> **Task goal**
Output the full listing below exactly, without the pictures.

> **Recorded information**
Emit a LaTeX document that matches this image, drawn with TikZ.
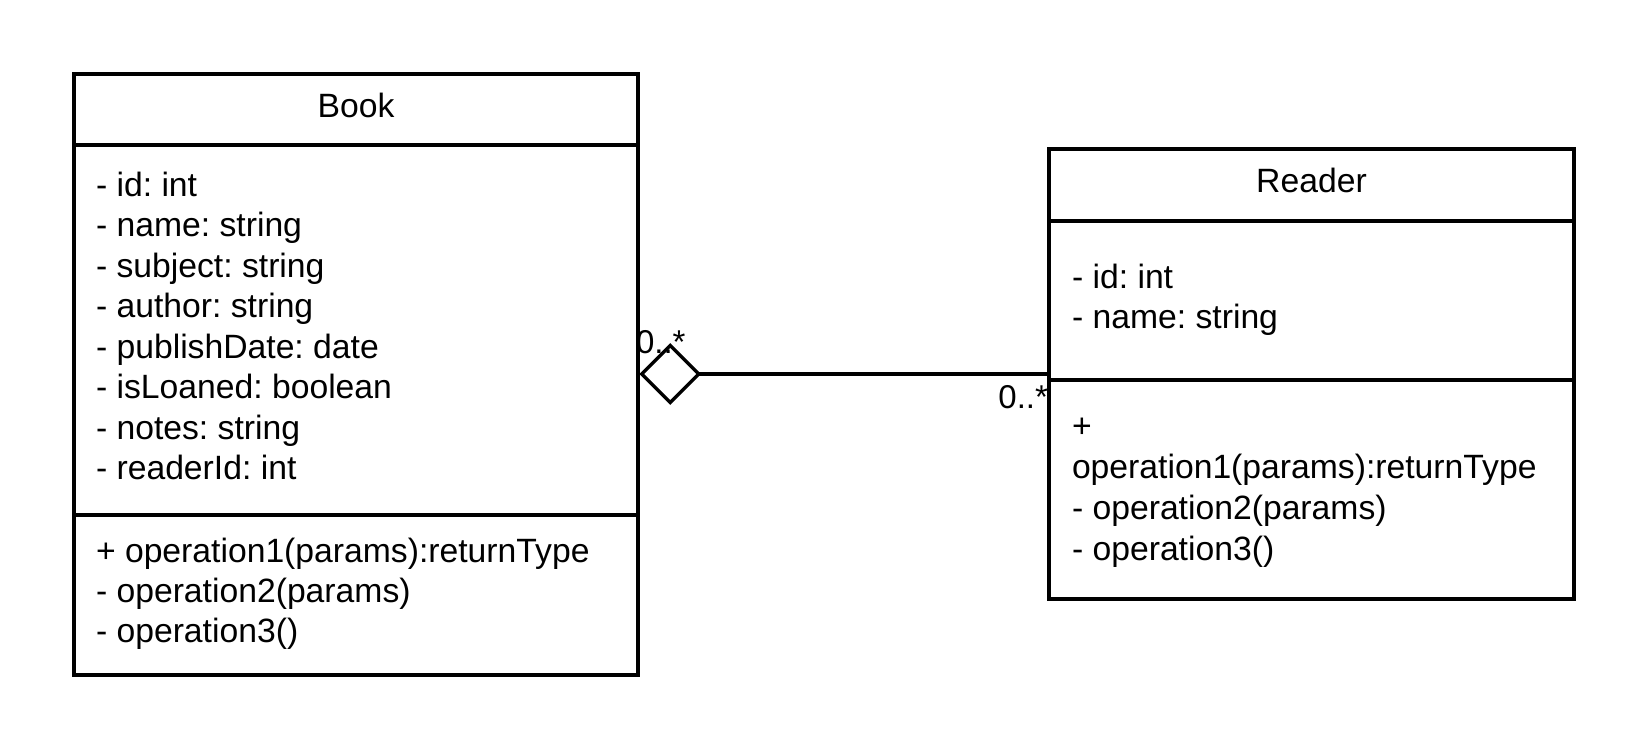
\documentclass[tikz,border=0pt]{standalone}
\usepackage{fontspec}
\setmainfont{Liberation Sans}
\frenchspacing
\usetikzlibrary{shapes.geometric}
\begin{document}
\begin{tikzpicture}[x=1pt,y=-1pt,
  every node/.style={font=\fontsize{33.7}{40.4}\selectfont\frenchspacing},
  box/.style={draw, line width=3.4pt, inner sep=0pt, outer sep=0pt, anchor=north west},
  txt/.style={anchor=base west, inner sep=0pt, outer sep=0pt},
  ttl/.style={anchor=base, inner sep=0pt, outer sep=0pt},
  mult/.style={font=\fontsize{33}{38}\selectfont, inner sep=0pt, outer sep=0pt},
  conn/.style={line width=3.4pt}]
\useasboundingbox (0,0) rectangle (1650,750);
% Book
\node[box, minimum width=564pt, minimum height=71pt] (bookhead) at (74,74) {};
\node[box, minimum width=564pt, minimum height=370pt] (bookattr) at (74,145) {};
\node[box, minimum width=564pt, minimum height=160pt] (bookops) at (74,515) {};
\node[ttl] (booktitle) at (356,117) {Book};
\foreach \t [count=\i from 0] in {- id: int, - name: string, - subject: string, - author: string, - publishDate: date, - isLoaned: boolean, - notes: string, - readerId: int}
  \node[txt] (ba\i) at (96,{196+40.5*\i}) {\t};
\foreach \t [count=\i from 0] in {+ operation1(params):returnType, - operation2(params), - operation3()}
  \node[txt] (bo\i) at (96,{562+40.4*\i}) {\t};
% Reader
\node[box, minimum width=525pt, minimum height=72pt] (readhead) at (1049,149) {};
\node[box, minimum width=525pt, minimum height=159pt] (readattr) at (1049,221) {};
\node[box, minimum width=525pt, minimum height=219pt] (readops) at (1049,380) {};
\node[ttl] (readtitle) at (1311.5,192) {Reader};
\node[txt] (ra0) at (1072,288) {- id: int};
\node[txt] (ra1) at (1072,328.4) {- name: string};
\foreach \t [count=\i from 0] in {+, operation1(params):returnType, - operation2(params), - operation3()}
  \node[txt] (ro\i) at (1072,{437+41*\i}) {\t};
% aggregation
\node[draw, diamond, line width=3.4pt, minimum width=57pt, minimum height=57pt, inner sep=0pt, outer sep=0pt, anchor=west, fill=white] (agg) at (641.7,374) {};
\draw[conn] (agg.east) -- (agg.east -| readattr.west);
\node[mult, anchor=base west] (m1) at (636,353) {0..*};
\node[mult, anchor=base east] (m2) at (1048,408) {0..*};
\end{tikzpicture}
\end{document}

> **Solution below**
Emit a LaTeX document that matches this image, drawn with TikZ.
\documentclass[tikz,border=0pt]{standalone}
\usepackage{fontspec}
\setmainfont{Liberation Sans}
\frenchspacing
\usetikzlibrary{shapes.geometric}
\begin{document}
\begin{tikzpicture}[x=1pt,y=-1pt,
  every node/.style={font=\fontsize{33.7}{40.4}\selectfont\frenchspacing},
  box/.style={draw, line width=3.4pt, inner sep=0pt, outer sep=0pt, anchor=north west},
  txt/.style={anchor=base west, inner sep=0pt, outer sep=0pt},
  ttl/.style={anchor=base, inner sep=0pt, outer sep=0pt},
  mult/.style={font=\fontsize{33}{38}\selectfont, inner sep=0pt, outer sep=0pt},
  conn/.style={line width=3.4pt}]
\useasboundingbox (0,0) rectangle (1650,750);
% Book
\node[box, minimum width=564pt, minimum height=71pt] (bookhead) at (74,74) {};
\node[box, minimum width=564pt, minimum height=370pt] (bookattr) at (74,145) {};
\node[box, minimum width=564pt, minimum height=160pt] (bookops) at (74,515) {};
\node[ttl] (booktitle) at (356,117) {Book};
\foreach \t [count=\i from 0] in {- id: int, - name: string, - subject: string, - author: string, - publishDate: date, - isLoaned: boolean, - notes: string, - readerId: int}
  \node[txt] (ba\i) at (96,{196+40.5*\i}) {\t};
\foreach \t [count=\i from 0] in {+ operation1(params):returnType, - operation2(params), - operation3()}
  \node[txt] (bo\i) at (96,{562+40.4*\i}) {\t};
% Reader
\node[box, minimum width=525pt, minimum height=72pt] (readhead) at (1049,149) {};
\node[box, minimum width=525pt, minimum height=159pt] (readattr) at (1049,221) {};
\node[box, minimum width=525pt, minimum height=219pt] (readops) at (1049,380) {};
\node[ttl] (readtitle) at (1311.5,192) {Reader};
\node[txt] (ra0) at (1072,288) {- id: int};
\node[txt] (ra1) at (1072,328.4) {- name: string};
\foreach \t [count=\i from 0] in {+, operation1(params):returnType, - operation2(params), - operation3()}
  \node[txt] (ro\i) at (1072,{437+41*\i}) {\t};
% aggregation
\node[draw, diamond, line width=3.4pt, minimum width=57pt, minimum height=57pt, inner sep=0pt, outer sep=0pt, anchor=west, fill=white] (agg) at (641.7,374) {};
\draw[conn] (agg.east) -- (agg.east -| readattr.west);
\node[mult, anchor=base west] (m1) at (636,353) {0..*};
\node[mult, anchor=base east] (m2) at (1048,408) {0..*};
\end{tikzpicture}
\end{document}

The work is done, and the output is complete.